By now, after weeks of intense speculation, it shouldn’t feel like a surprise that Jon Rahm chose LIV Golf over the PGA Tour.
The longer Rahm and his camp remained silent and the thicker the smoke, the more apparent it became that the reigning Masters champion – who not that long ago said $400 million would not change his life – had undergone a change of heart. Wearing a black jacket with the LIV Golf logo, Rahm made the announcement Thursday evening on Fox News in a nine-minute interview with anchor Bret Baier.
Rahm can couch it in any way he wants, but he did it for the money – reportedly upwards of $600 million, though Rahm declined to confirm the amount when questioned by Baier, claiming that it’s “private business.” Not everyone has a number, and Rahm seemed like that kind of person, but we have found out otherwise.
Why else would he leave the PGA Tour now for a Saudi-funded league that not only fractured the professional game but has also sapped some of the joy from the sport it wants to dominate?
This is the guy who said, “Truth be told, I could retire right now with what I’ve made and live a very happy life and not play golf again. So I’ve never really played the game of golf for monetary reasons. I play for the love of the game, and I want to play against the best in the world. … I’ve always been interested in history and legacy, and right now the PGA Tour has that.”
Does winning LIV Golf Mayakoba mean that much?
Pro golf, regardless of which side of the PGA Tour-LIV Golf divide one stands, is not better off than it was before LIV came along. LIV hasn’t so much changed the sport as broken it, but that’s because it could see weaknesses it could exploit and it feels as if the game is cannibalizing itself.
Some players and their managers now have generational wealth, and for some of them, making the jump to LIV was a good career move. Rahm, a 29-year-old Spaniard, is in his prime and has a long runway in the major championships, which he figures to win more of, but his eventual legacy has taken a sharp detour.
No matter how many majors Rahm wins, he still will be the guy who went for the money after professing his allegiance to the PGA Tour multiple times.
This is a dangerous moment for the PGA Tour. Its decades-long hold on professional golf is being threatened, and if there is a clarity of vision about what happens next, it’s been shrouded by the smoke from the Rahm fire.
There is a school of thought that perhaps Saudi Arabia’s sovereign wealth Public Investment Fund and Rahm used each other to leverage an agreement between the tour and the PIF. Neither side wins with the current division, no matter how much the Saudis spend.
Rahm is a sharp, thoughtful guy who plays the game with a rare passion. He’s not as popular with fans as Rory McIlroy or Tiger Woods, but he’s been gaining on them. Rahm is a brilliant player, with 11 PGA Tour victories and eight more on the DP World Tour, and LIV’s persistent pursuit of him speaks to the rival league’s commitment and, it’s fair to say, its sense of the PGA Tour’s vulnerability.

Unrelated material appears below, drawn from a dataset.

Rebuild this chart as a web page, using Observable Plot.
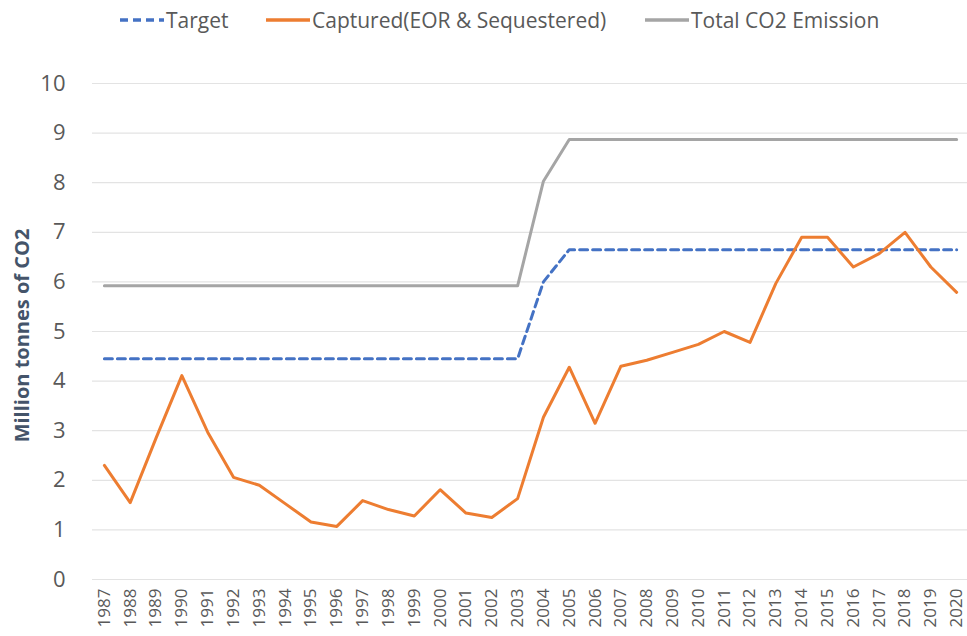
<!DOCTYPE html>
<html>
<head>
<meta charset="utf-8">
<script src="https://cdn.jsdelivr.net/npm/d3@7"></script>
<script src="https://cdn.jsdelivr.net/npm/@observablehq/plot@0.6"></script>
<style>
  html, body { margin: 0; padding: 0; background: #fff; }
  body { width: 967px; height: 636px; overflow: hidden; font-family: "Open Sans", sans-serif; }
  #legend { position: relative; height: 45px; width: 967px; }
  .item { position: absolute; top: 6px; display: flex; align-items: center; font-size: 21px; color: #595959; white-space: nowrap; }
  .item svg { display: block; margin-right: 2px; }
</style>
</head>
<body>
<div id="legend"></div>
<div id="chart"></div>
<script>
const years = [1987,1988,1989,1990,1991,1992,1993,1994,1995,1996,1997,1998,1999,2000,2001,2002,2003,2004,2005,2006,2007,2008,2009,2010,2011,2012,2013,2014,2015,2016,2017,2018,2019,2020];
const target = [4.45,4.45,4.45,4.45,4.45,4.45,4.45,4.45,4.45,4.45,4.45,4.45,4.45,4.45,4.45,4.45,4.45,6.0,6.65,6.65,6.65,6.65,6.65,6.65,6.65,6.65,6.65,6.65,6.65,6.65,6.65,6.65,6.65,6.65];
const captured = [2.3,1.55,2.85,4.11,2.97,2.06,1.9,1.53,1.16,1.07,1.59,1.41,1.28,1.81,1.34,1.25,1.63,3.27,4.28,3.15,4.3,4.42,4.58,4.74,5.0,4.78,5.97,6.9,6.9,6.3,6.57,7.0,6.3,5.79];
const total = [5.92,5.92,5.92,5.92,5.92,5.92,5.92,5.92,5.92,5.92,5.92,5.92,5.92,5.92,5.92,5.92,5.92,8.03,8.87,8.87,8.87,8.87,8.87,8.87,8.87,8.87,8.87,8.87,8.87,8.87,8.87,8.87,8.87,8.87];
const seriesNames = ["Target", "Captured(EOR & Sequestered)", "Total CO2 Emission"];
const yTicks = [0,1,2,3,4,5,6,7,8,9,10];
const yLabel = "Million tonnes of CO2";

const colors = {"Target": "#4472c4", "Captured(EOR & Sequestered)": "#ed7d31", "Total CO2 Emission": "#a5a5a5"};
const dashes = {"Target": "8 5", "Captured(EOR & Sequestered)": null, "Total CO2 Emission": null};

// Legend
const legendLeft = {"Target": 120, "Captured(EOR & Sequestered)": 266, "Total CO2 Emission": 645};
const legend = document.getElementById("legend");
for (const name of seriesNames) {
  const div = document.createElement("div");
  div.className = "item";
  div.style.left = legendLeft[name] + "px";
  const dash = dashes[name] ? ` stroke-dasharray="8 5"` : "";
  div.innerHTML = `<svg width="44" height="10"><line x1="0" y1="5" x2="44" y2="5" stroke="${colors[name]}" stroke-width="3.5"${dash}/></svg><span>${name}</span>`;
  legend.appendChild(div);
}

const rows = (vals) => years.map((y, i) => ({year: y, value: vals[i]}));

const chart = Plot.plot({
  width: 967,
  height: 591,
  marginTop: 38,
  marginBottom: 57,
  marginLeft: 92,
  marginRight: 0,
  x: {domain: [1986.54, 2020.42]},
  y: {domain: [0, 10]},
  style: {fontFamily: "Open Sans, sans-serif", background: "#fff"},
  marks: [
    Plot.ruleY(yTicks, {stroke: "#e3e3e3", strokeWidth: 1.2}),
    Plot.axisY({ticks: yTicks, tickSize: 0, tickPadding: 27, fontSize: 22, fill: "#595959", label: null}),
    Plot.axisX({ticks: years, tickFormat: d => String(d), tickRotate: -90, tickSize: 0, tickPadding: 9, fontSize: 17, fill: "#595959", label: null}),
    Plot.text([yLabel], {frameAnchor: "left", textAnchor: "middle", rotate: -90, dx: -70, dy: 4, fontWeight: "bold", fontSize: 20, fill: "#44546a"}),
    Plot.line(rows(total), {x: "year", y: "value", stroke: colors["Total CO2 Emission"], strokeWidth: 3}),
    Plot.line(rows(target), {x: "year", y: "value", stroke: colors["Target"], strokeWidth: 3, strokeDasharray: "8 5"}),
    Plot.line(rows(captured), {x: "year", y: "value", stroke: colors["Captured(EOR & Sequestered)"], strokeWidth: 3})
  ]
});
document.getElementById("chart").appendChild(chart);
</script>
</body>
</html>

The move tells Woods, McIlroy, commissioner Jay Monahan and the others on the PGA Tour Policy Board that Rahm doesn’t trust them to do what’s best for him. It’s understandable if they see his move as a betrayal.

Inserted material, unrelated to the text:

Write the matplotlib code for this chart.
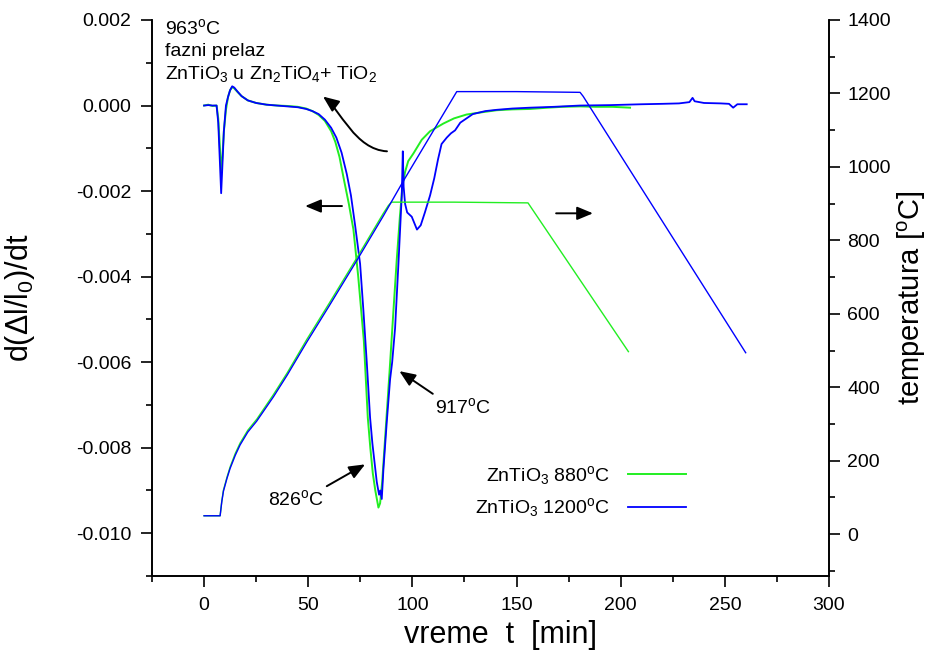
import matplotlib
matplotlib.use("Agg")
import matplotlib.pyplot as plt
from matplotlib.path import Path
from matplotlib.patches import FancyArrowPatch
from matplotlib.ticker import MultipleLocator, FormatStrFormatter

# ---------------- data ----------------
# derivative d(dl/l0)/dt, sample sintered at 880 C (green)
t_green = [0, 2, 4, 6, 6.8, 7.5, 8.2, 8.8, 9.5, 10.5,
           11.5, 12.5, 13.5, 14.5, 16, 18, 21, 25, 30, 35,
           40, 45, 49, 52, 55, 58, 61, 63, 65, 67,
           69.5, 71.7, 74, 76.7, 78.6, 79.8, 81, 82.2, 83.7, 84.5,
           85.5, 86.6, 87.7, 89.2, 90.9, 92.5, 94, 95.2, 96.5, 98,
           100.5, 104.5, 108.5, 114.9, 120, 126, 133, 140.5, 148, 156.5,
           165, 172, 180.5, 188, 196, 204.5]
d_green = [0, 0.00002, -0.00001, 0, -0.0003, -0.0009, -0.00153, -0.0012, -0.0006, -0.0001,
           0.0002, 0.00036, 0.00043, 0.0004, 0.00032, 0.00022, 0.00012, 0.00006, 0.00002, 0.0,
           -0.00001, -0.00003, -0.00007, -0.00013, -0.00022, -0.00036, -0.0006, -0.00085, -0.0012, -0.0017,
           -0.0023, -0.0029, -0.004, -0.0055, -0.0073, -0.008, -0.0086, -0.009, -0.0094, -0.0093,
           -0.0088, -0.008, -0.0072, -0.0061, -0.0048, -0.0036, -0.0026, -0.0019, -0.00155, -0.0013,
           -0.00112, -0.0008, -0.0006, -0.00042, -0.0003, -0.00021, -0.00016, -0.00011, -0.00009, -0.00008,
           -0.00005, -0.00003, -0.00002, -0.00003, -0.00003, -0.00005]

# derivative, sample sintered at 1200 C (blue)
t_blue = [0, 2, 4, 6, 6.8, 7.4, 8.2, 8.8, 9.5, 10.5,
          11.5, 12.5, 13.5, 14.5, 16, 18, 21, 25, 30, 35,
          40, 45, 49, 52, 55, 58, 61, 63.5, 66, 68.5,
          70.5, 72.5, 74.9, 76.5, 78.1, 79.7, 80.8, 82.9, 84.0, 84.6,
          85.3, 86.1, 87.7, 89.3, 90.3, 91.7, 93.3, 94.9, 95.4, 95.8,
          96.5, 97.5, 99.7, 102.2, 104, 106, 108.5, 110.5, 112.3, 114,
          116.5, 118.5, 120.5, 123, 126, 129, 135, 140.5, 148, 156.5,
          168, 180.5, 195, 210, 220, 228, 233, 234.5, 235.5, 240,
          248, 252, 254, 256, 260.5]
d_blue = [0, 0.00001, 0, 0, -0.0004, -0.0011, -0.00205, -0.0014, -0.0006, 0.0,
          0.0002, 0.00036, 0.00045, 0.00042, 0.00033, 0.00022, 0.00012, 0.00006, 0.00002, 0.0,
          -0.00002, -0.00004, -0.00008, -0.00013, -0.0002, -0.00033, -0.00052, -0.00075, -0.0011, -0.0016,
          -0.0021, -0.0028, -0.0037, -0.0048, -0.006, -0.0073, -0.0079, -0.0088, -0.0091, -0.0090,
          -0.0092, -0.0085, -0.0074, -0.0064, -0.0060, -0.0052, -0.0037, -0.0021, -0.00107, -0.0019,
          -0.0023, -0.0025, -0.0026, -0.0029, -0.0028, -0.0025, -0.0021, -0.0017, -0.00126, -0.0009,
          -0.00075, -0.00065, -0.00058, -0.0004, -0.0003, -0.0002, -0.00013, -0.0001, -0.00007, -0.00005,
          -0.00003, 0.0, 0.00001, 0.00003, 0.00004, 0.00005, 0.00008, 0.00018, 0.0001, 0.00006,
          0.00005, 0.00004, -0.00005, 0.00003, 0.00003]

# temperature programmes (right axis)
tT_green = [0, 7.7, 8.5, 9.3, 11, 12.5, 15, 17.3, 21, 25.3, 33.3, 40, 49.3, 60, 73.3, 86,
            88.5, 90, 120, 155.5, 203.7]
T_green = [50, 50, 90, 120, 155, 183, 220, 248, 283, 313, 380, 440, 530, 628, 752, 873,
           895, 904, 904, 902, 497]
tT_blue = [0, 7.7, 8.5, 9.3, 11, 12.5, 15, 17.3, 21, 25.3, 33.3, 40, 49.3, 60, 73.3, 86,
           95.7, 121.3, 150, 180.5, 182, 260]
T_blue = [50, 50, 88, 117, 152, 179, 215, 243, 278, 308, 374, 434, 523, 621, 745, 866,
          962, 1205, 1205, 1203, 1192, 494]

labels = ["ZnTiO$_3$ 880$^o$C", "ZnTiO$_3$ 1200$^o$C"]
x_ticks = [0, 50, 100, 150, 200, 250, 300]
y_ticks = [-0.010, -0.008, -0.006, -0.004, -0.002, 0.000, 0.002]
T_ticks = [0, 200, 400, 600, 800, 1000, 1200, 1400]

GREEN = "#22ee22"
BLUE = "#0000ff"

plt.rcParams["font.family"] = ["Liberation Sans", "DejaVu Sans"]
plt.rcParams["mathtext.default"] = "regular"
plt.rcParams["axes.unicode_minus"] = False

fig = plt.figure(figsize=(9.31, 6.55), dpi=100)
ax = fig.add_axes([152 / 931, 1 - 576 / 655, (829 - 152) / 931, (576 - 20) / 655])
ax2 = ax.twinx()

ax.plot(t_green, d_green, color=GREEN, lw=1.4, label=labels[0])
ax.plot(t_blue, d_blue, color=BLUE, lw=1.3, label=labels[1])
ax2.plot(tT_green, T_green, color=GREEN, lw=1.0)
ax2.plot(tT_blue, T_blue, color=BLUE, lw=1.0)

ax.set_xlim(-25, 300)
ax.set_ylim(-0.011, 0.002)
ax2.set_ylim(-114, 1400)

for a in (ax, ax2):
    a.spines["top"].set_visible(False)
    for s in ("left", "right", "bottom"):
        a.spines[s].set_linewidth(1.2)

ax.set_xticks(x_ticks)
ax.xaxis.set_minor_locator(MultipleLocator(25))
ax.set_yticks(y_ticks)
ax.yaxis.set_major_formatter(FormatStrFormatter("%.3f"))
ax.yaxis.set_minor_locator(MultipleLocator(0.001))
ax2.set_yticks(T_ticks)
ax2.yaxis.set_minor_locator(MultipleLocator(100))

ax.tick_params(axis="both", which="major", direction="out", length=8, width=1.2,
               labelsize=14, pad=7, right=False, top=False)
ax.tick_params(axis="both", which="minor", direction="out", length=4.5, width=1.2,
               right=False, top=False)
ax2.tick_params(axis="y", which="major", direction="out", length=8, width=1.2,
                labelsize=14, pad=5)
ax2.tick_params(axis="y", which="minor", direction="out", length=4.5, width=1.2)

ax.set_xlabel("vreme  t  [min]", fontsize=22)
ax.xaxis.set_label_coords(0.515, -0.08)
ax.set_ylabel("d($\\Delta$l/l$_0$)/dt", fontsize=22)
ax.yaxis.set_label_coords(-0.17, 0.5)
ax2.set_ylabel("temperatura [$^o$C]", fontsize=21)
ax2.yaxis.set_label_coords(1.099, 0.5)

# ---------------- annotations ----------------
txt_kw = dict(fontsize=14, color="black")
ax.text(-18.7, 0.00168, "963$^o$C", **txt_kw)
ax.text(-18.7, 0.00115, "fazni prelaz", **txt_kw)
ax.text(-18.7, 0.00061, "ZnTiO$_3$ u Zn$_2$TiO$_4$+ TiO$_2$", **txt_kw)
ax.text(110.9, -0.00704, "917$^o$C", va="center", **txt_kw)
ax.text(30.7, -0.0092, "826$^o$C", va="center", **txt_kw)

arrow_kw = dict(arrowstyle="-|>,head_length=0.6,head_width=0.25", color="black",
                lw=1.4, mutation_scale=16, shrinkA=0, shrinkB=0)
ax.annotate("", xy=(48.5, -0.00235), xytext=(66.2, -0.00235), arrowprops=arrow_kw)
ax.annotate("", xy=(186.7, -0.00252), xytext=(169.0, -0.00252), arrowprops=arrow_kw)
ax.annotate("", xy=(93.75, -0.00621), xytext=(109.8, -0.00674), arrowprops=arrow_kw)
ax.annotate("", xy=(77.3, -0.00839), xytext=(58.9, -0.0089), arrowprops=arrow_kw)

curve = Path([(87.8, -0.00107), (72.5, -0.00103), (65.3, -0.00009), (57.1, 0.00021)],
             [Path.MOVETO, Path.CURVE4, Path.CURVE4, Path.CURVE4])
ax.add_patch(FancyArrowPatch(path=curve, transform=ax.transData,
                             arrowstyle="-|>,head_length=0.6,head_width=0.25",
                             color="black", lw=1.4, mutation_scale=16))

leg = ax.legend(loc="upper right", bbox_to_anchor=(696 / 931, 1 - 454 / 655),
                bbox_transform=fig.transFigure, frameon=False, markerfirst=False,
                fontsize=14, handlelength=3.0, handletextpad=0.95, labelspacing=0.5,
                borderpad=0)

fig.savefig("out.png", dpi=100)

If Rahm is upset at the tour – and it has been made clear that he has been unhappy with its direction and leadership – did he offer to help fix the problems?
Was he unhappy with how the tour marketed him? He has earned more than $50 million in tour purses and tens of millions more beyond that, almost all of it based on what he’s done on the PGA Tour.
Apparently he wants more.
Rahm’s move is a potentially devastating blow to the PGA Tour, which has now lost marquee stars/major winners Rahm, Dustin Johnson, Brooks Koepka, Cam Smith and Bryson DeChambeau among others to LIV.
The tour has been playing from behind since LIV’s arrival in 2022, and the impact of the shocking June 6 announcement about a framework agreement between the tour and PIF feels as if it has created more problems than the immense one it is intended to solve.
This is a dangerous moment for the PGA Tour. Its decades-long hold on professional golf is being threatened, and if there is a clarity of vision about what happens next, it’s been shrouded by the smoke from the Rahm fire.
Rahm’s move suggests the negotiations between the tour and the PIF aren’t going particularly well. If a deal were imminent, why would Rahm leave?
Maybe he knows the deal is going to fall apart, the tour will take on private investors and the Saudis will continue to throw hundreds of millions of dollars at players, eventually minimizing the PGA Tour. Or maybe he surmises that if the deal goes through, he will be able to play in PGA Tour events and collect his immense nine-figure signing bonus as well.
The goal should be getting the best players back together again in one place. The Rahm news makes that feel less likely, at least in the near term, with rumors of other player defections still bubbling.
People who believe in golf want to believe the game is different from other sports. At its core, it feels that way.
It is not, however, exempt from the realities of life and, at the professional level, the burdens of business. Golfers like to say that the game reveals who we really are.
Unfortunately, it feels that way these days.